Walking Hanoi (part 2)
Additional thoughts on happiness and other random stuff from walking Hanoi .
Next weeks post(s) will be about walking the more rural Northern Vietnam smaller cities (Lạng Sơn, Cao Bằng), near the Chinese border. Part 3 (things I really really like in Hanoi) will come in two weeks.
I was planning on writing another essay about Hanoi fundamentally different from part 1, focusing on some geeky thing only an urban planner, or a developing economist, would really appreciate, but after another four days here, all I can focus on is just how generous and happy everyone is here. Especially compared to the US and Western Europe.

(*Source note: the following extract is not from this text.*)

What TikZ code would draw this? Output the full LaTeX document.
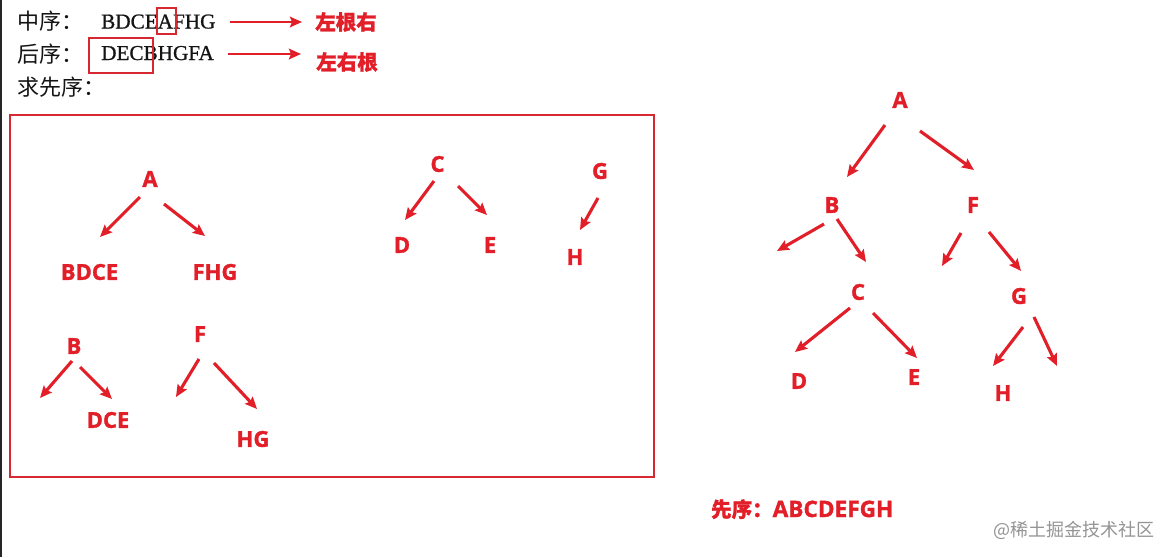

Sunday I walked 15 miles across the width of city, and I think beyond paying for my morning Phở Bò and bus fare, I didn’t pay for anything else. Food and drinks (there were lots ), were gifts from what, until I literally walked into their life, were complete strangers. Much poorer strangers who bought ME food.
I’m leaving town for a few days, to spend some time in smaller towns in the north and my biggest issue is feeling guilty I won’t be able to go to all the meals, drinks, and events I have been invited to here in Hanoi. Hell, I couldn’t do all of them even if I stayed here. Just too many.

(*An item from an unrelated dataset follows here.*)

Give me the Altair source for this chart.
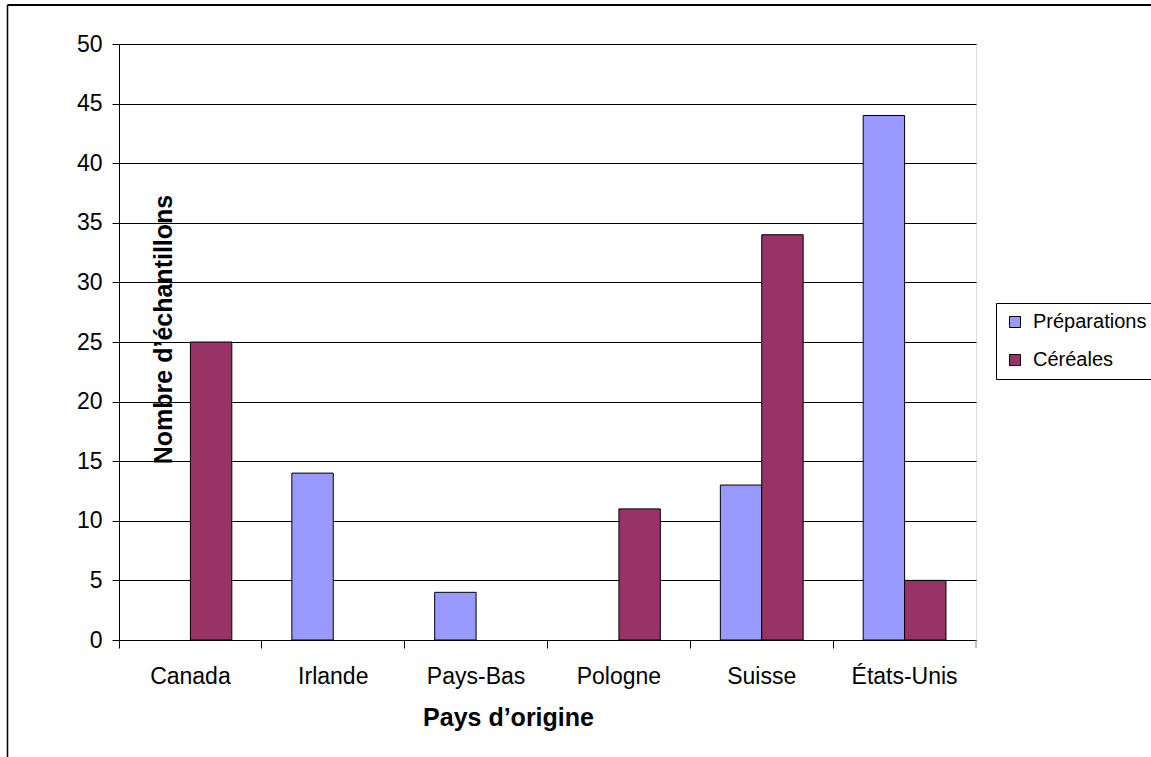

Why such generosity? Why such happiness?
I wrote about the happiness in the first piece being about having community, and perspective. Expanding on that, I think people in Vietnam are relatively happy because they know their place in the Universe. Not in the sense of knowing their limits, but knowing where in the world they fit. And people, not surprisingly, need that. They need to feel some sense of grounding, and to be a valued part of something bigger than themselves.
For all of human history societies have given people natural structures to do that. Like Family. Faith. Community. Race. Place. Gender. Job (more on this in bit).
If you’re a geek like me, you can think of then as N-dimensional shared co-ordinates that give people an address in the universe of meaning. I’m Mr Nguyễn, A Vietnamese from the town of Đồng Đăng, from the X neighborhood, who prays at the Y temple, and with my wife, runs the Phở stand on Z street. That is who I am, how I am seen by others, and how I see myself. I have a place in my community, and in the universe of meaning.
That system, one that almost every culture ever has used, of what I call non-credentialed forms of meaning1, is still the dominant system outside of the US and Western Europe, and it largely works. Many of these non-credentialed forms of meaning (like place, faith, and family) are far less hierarchical then more meritocratic systems. You belong first and foremost (to the town, to the church, to the family).
In the US however, we have built a society, and economy, that primarily cares about how much stuff everyone has. And how free they are, in the sense of being fully emancipated from family, community, and nation, by becoming whoever they want to be. Whatever that is, and however they define it. What exact patchwork of colors on the color wheel is your parachute?
We’ve replaced the N-dimensional addresses (I’m Yvette, from Yazoo City, and my people come from over in Sunshine County, and I’m a mom of 2 kids, a hairdresser, and member of the Southside Baptist church.), with a two bits of information.
One is how much are you worth. That is a co-ordinate of meaning everyone shares with each other, and everyone understands. It is, in some weird way, the glue that binds the US. The other co-ordinate of meaning is supposed to be self created. And no matter how complex, and weird, it is, should be appreciated by everyone. Even if it can’t be fully understood. You do you, even if I don’t get you.